Last night there was a vote to allow MPs to be excluded from Parliament (after a risk assessment) if arrested on suspicion of a serious offence. This vote passed by a single vote.
The problem is, looking across several sources of voting information, there’s not a good agreement on what the actual totals were. Ultimately the tellers count is authoritative, but this problem reflects the complicated way that MPs vote.
The result(?)
Source | Described result | Count of names |
votes.parliament.uk | 170 Ayes, 169 Noes | 169 Ayes, 169 Noes |
hansard.parliament.uk | 170 Ayes, 169 Noes | 169 Ayes, 168 Noes |
theyworkforyou.com (teller result) | 169 Ayes, 168 Noes 170 Ayes, 169 Noes (speech with teller result) | 169 Ayes, 168 Noes |
What’s going on here?
In the voting lobby, there are two different systems going on to record votes:
- An electronic pass based voting system – run by the clerks, that feeds into votes.parliament.uk and Hansard.
- A counting system run by the tellers – a MP for each side is in each lobby, and if they agree the count, that’s the count used to make the decision.
Meanwhile, at TheyWorkForYou, we use tidied up division names created by votes.parliament.uk, but the division lists from Hansard, and add the names to get the number of people on each side.
Votes.parliament.uk will be quickest with who voted – this feeds into the Hansard list, but the two can get out of sync if one is updated but not the other.
In this case, Rebecca Harris is counted in votes.parliament.uk but not in Hansard. This could be for a few reasons, for instance she may not have been able to use the pass system for some reason but was recorded manually and added as a correction but after it was fed into Hansard. We’ve queried this with her. In any case, what the tellers counted is the authoritative result for the vote. They could also have been right – and someone else forgot/was not able to tap in who should have done.
But if the votes.parliament.uk count was right, it would mean the tellers in the Aye lobby overcounted by one. This would make it a draw, and in a draw the speaker will cast a deciding vote against the motion (as there isn’t a majority for it). When it’s down to one vote – you want to have faith the system got the right answer.
Better ways are possible
We think it should be easier for MPs to vote, and have previously recommended that:
- The House of Commons should in normal circumstances, defer votes to a standardised voting time (within ‘core hours’), where multiple votes are held in succession.

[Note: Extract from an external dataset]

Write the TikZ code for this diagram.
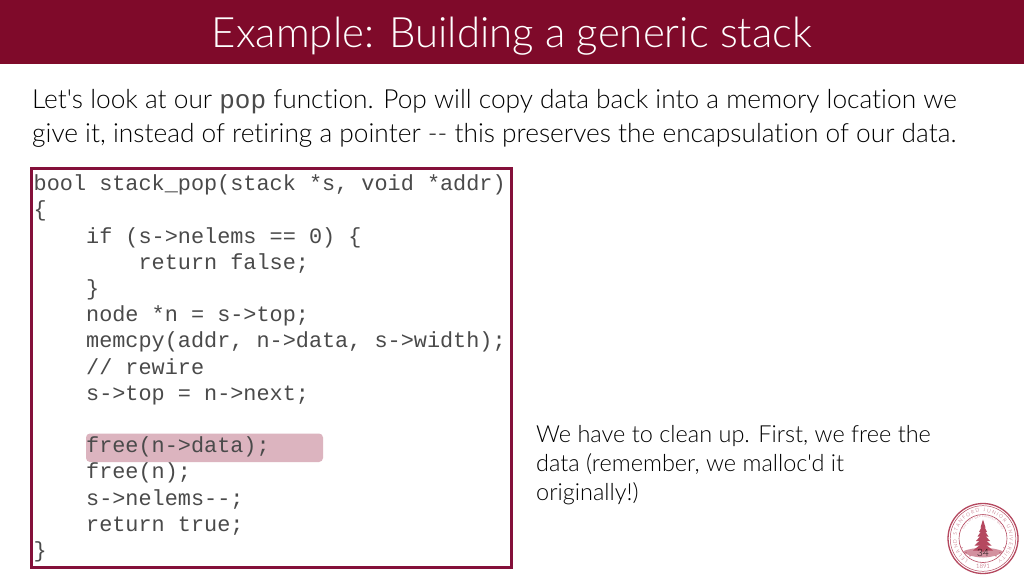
\documentclass[tikz,border=0pt]{standalone}
\usepackage{fontspec}
\setmainfont{Lato Light}[Ligatures={TeXOff,NoCommon},BoldFont={Lato}]
\setmonofont{Liberation Mono}
\usetikzlibrary{decorations.text}
\definecolor{cardinal}{HTML}{7F0A2A}
\definecolor{boxred}{HTML}{84103A}
\definecolor{hl}{HTML}{DCB4BF}
\definecolor{ink}{HTML}{000000}
\definecolor{codeink}{HTML}{4A4A4A}
\definecolor{seal}{HTML}{B5485F}
\tikzset{
  x=1pt,y=-1pt,
  title/.style={anchor=base,text=white,font=\fontsize{41.9}{41.9}\selectfont,inner sep=0},
  body/.style={anchor=base west,text=ink,font=\fontsize{26.3}{26.3}\selectfont,inner sep=0},
  code/.style={anchor=base west,text=codeink,font=\ttfamily\fontsize{21.85}{21.85}\selectfont,inner sep=0},
  note/.style={anchor=base west,text=ink,font=\fontsize{23.5}{23.5}\selectfont,inner sep=0},
  sealtext/.style={postaction={decorate},decoration={text along path,text align={fit to path},text={#1}}},
}
\begin{document}
\begin{tikzpicture}
\useasboundingbox (0,0) rectangle (1024,576);
\fill[white] (0,0) rectangle (1024,576);
\fill[cardinal] (0,0) rectangle (1024,64);
\node[title] (t) at (512,47) {Example: Building a generic stack};
\node[body] (l1) at (32,108) {Let's look at our {\ttfamily\color{codeink}\fontsize{26}{26}\selectfont pop} function. Pop will copy data back into a memory location we};
\node[body] (l2) at (32,142) {give it, instead of retiring a pointer -- this preserves the encapsulation of our data.};
\draw[boxred,line width=3pt,fill=white] (31.5,168.5) rectangle (511,567);
\fill[hl,rounded corners=4pt] (86,433.5) rectangle (323,462);
\foreach \n/\y/\s in {
 c1/190.6/{bool stack\_pop(stack *s, void *addr)},
 c2/216.8/{\{},
 c3/243/{\ \ \ \ if (s->nelems == 0) \{},
 c4/269.2/{\ \ \ \ \ \ \ \ return false;},
 c5/295.4/{\ \ \ \ \}},
 c6/321.6/{\ \ \ \ node *n = s->top;},
 c7/347.8/{\ \ \ \ memcpy(addr, n->data, s->width);},
 c8/374/{\ \ \ \ // rewire},
 c9/400.2/{\ \ \ \ s->top = n->next;},
 c10/452.6/{\ \ \ \ free(n->data);},
 c11/478.8/{\ \ \ \ free(n);},
 c12/505/{\ \ \ \ s->nelems--;},
 c13/531.2/{\ \ \ \ return true;},
 c14/557.4/{\}}}
 {\node[code] (\n) at (33.5,\y) {\s};}
\node[note] (n1) at (536,442) {We have to clean up. First, we free the};
\node[note] (n2) at (536,471) {data (remember, we malloc'd it};
\node[note] (n3) at (536,500) {originally!)};
% seal
\begin{scope}[shift={(983,538.5)},y=1pt]
\draw[seal,line width=1.3pt] (0,0) circle (35);
\draw[seal,line width=0.5pt] (0,0) circle (32.8);
\draw[seal,line width=0.6pt] (0,0) circle (24);
\path[sealtext={|\fontsize{5}{5}\selectfont\color{seal}|LELAND STANFORD JUNIOR UNIVERSITY}]
  (236:26.5) arc[start angle=236,end angle=-56,radius=26.5];
\path[sealtext={|\fontsize{2.6}{2.6}\selectfont\color{seal}|DIE LUFT DER FREIHEIT WEHT}]
  (155:21) arc[start angle=155,end angle=25,radius=21];
\fill[seal!60] (-21,-13) .. controls (-8,-8) and (8,-8) .. (21,-13) .. controls (10,-21) and (-10,-21) .. (-21,-13) -- cycle;
\fill[seal!90!black] (-1.2,-13) -- (-0.4,17) -- (0.4,17) -- (1.2,-13) -- cycle;
\foreach \y/\w in {15/2.5,10.5/4,6/5.5,1.5/7,-3/8.5,-8/10}
  \fill[seal] (-\w,\y-4) -- (0,\y+4) -- (\w,\y-4) -- cycle;
\foreach \x in {-21,-17,-13,13,17,21}
  \fill[seal] (\x,{-sqrt(24*24+28-\x*\x)+3.5}) circle (0.7);
\node[text=seal,font=\fontsize{6}{6}\selectfont,inner sep=0] (yr) at (0,-27.5) {1891};
\node[text=black,font=\fontsize{10}{10}\selectfont,inner sep=0] (pg) at (0,-14.5) {34};
\end{scope}
\end{tikzpicture}
\end{document}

- These votes should be held through a fast electronic means – whether through terminals, voting pass systems, or apps.
- Current proxy voting schemes should be extended to personal discretion to designate a proxy – e.g. a set number of days a year a proxy vote can be allocated, no questions asked.
Electronic voting and a voting time would be bringing back good practice from the devolved Parliaments and help MPs make better use of their time than standing in division lobbies. But as well as being slow – there are clear questions to ask about the accuracy of the current approach.
How MPs vote has big impacts on how our country works – getting it right matters.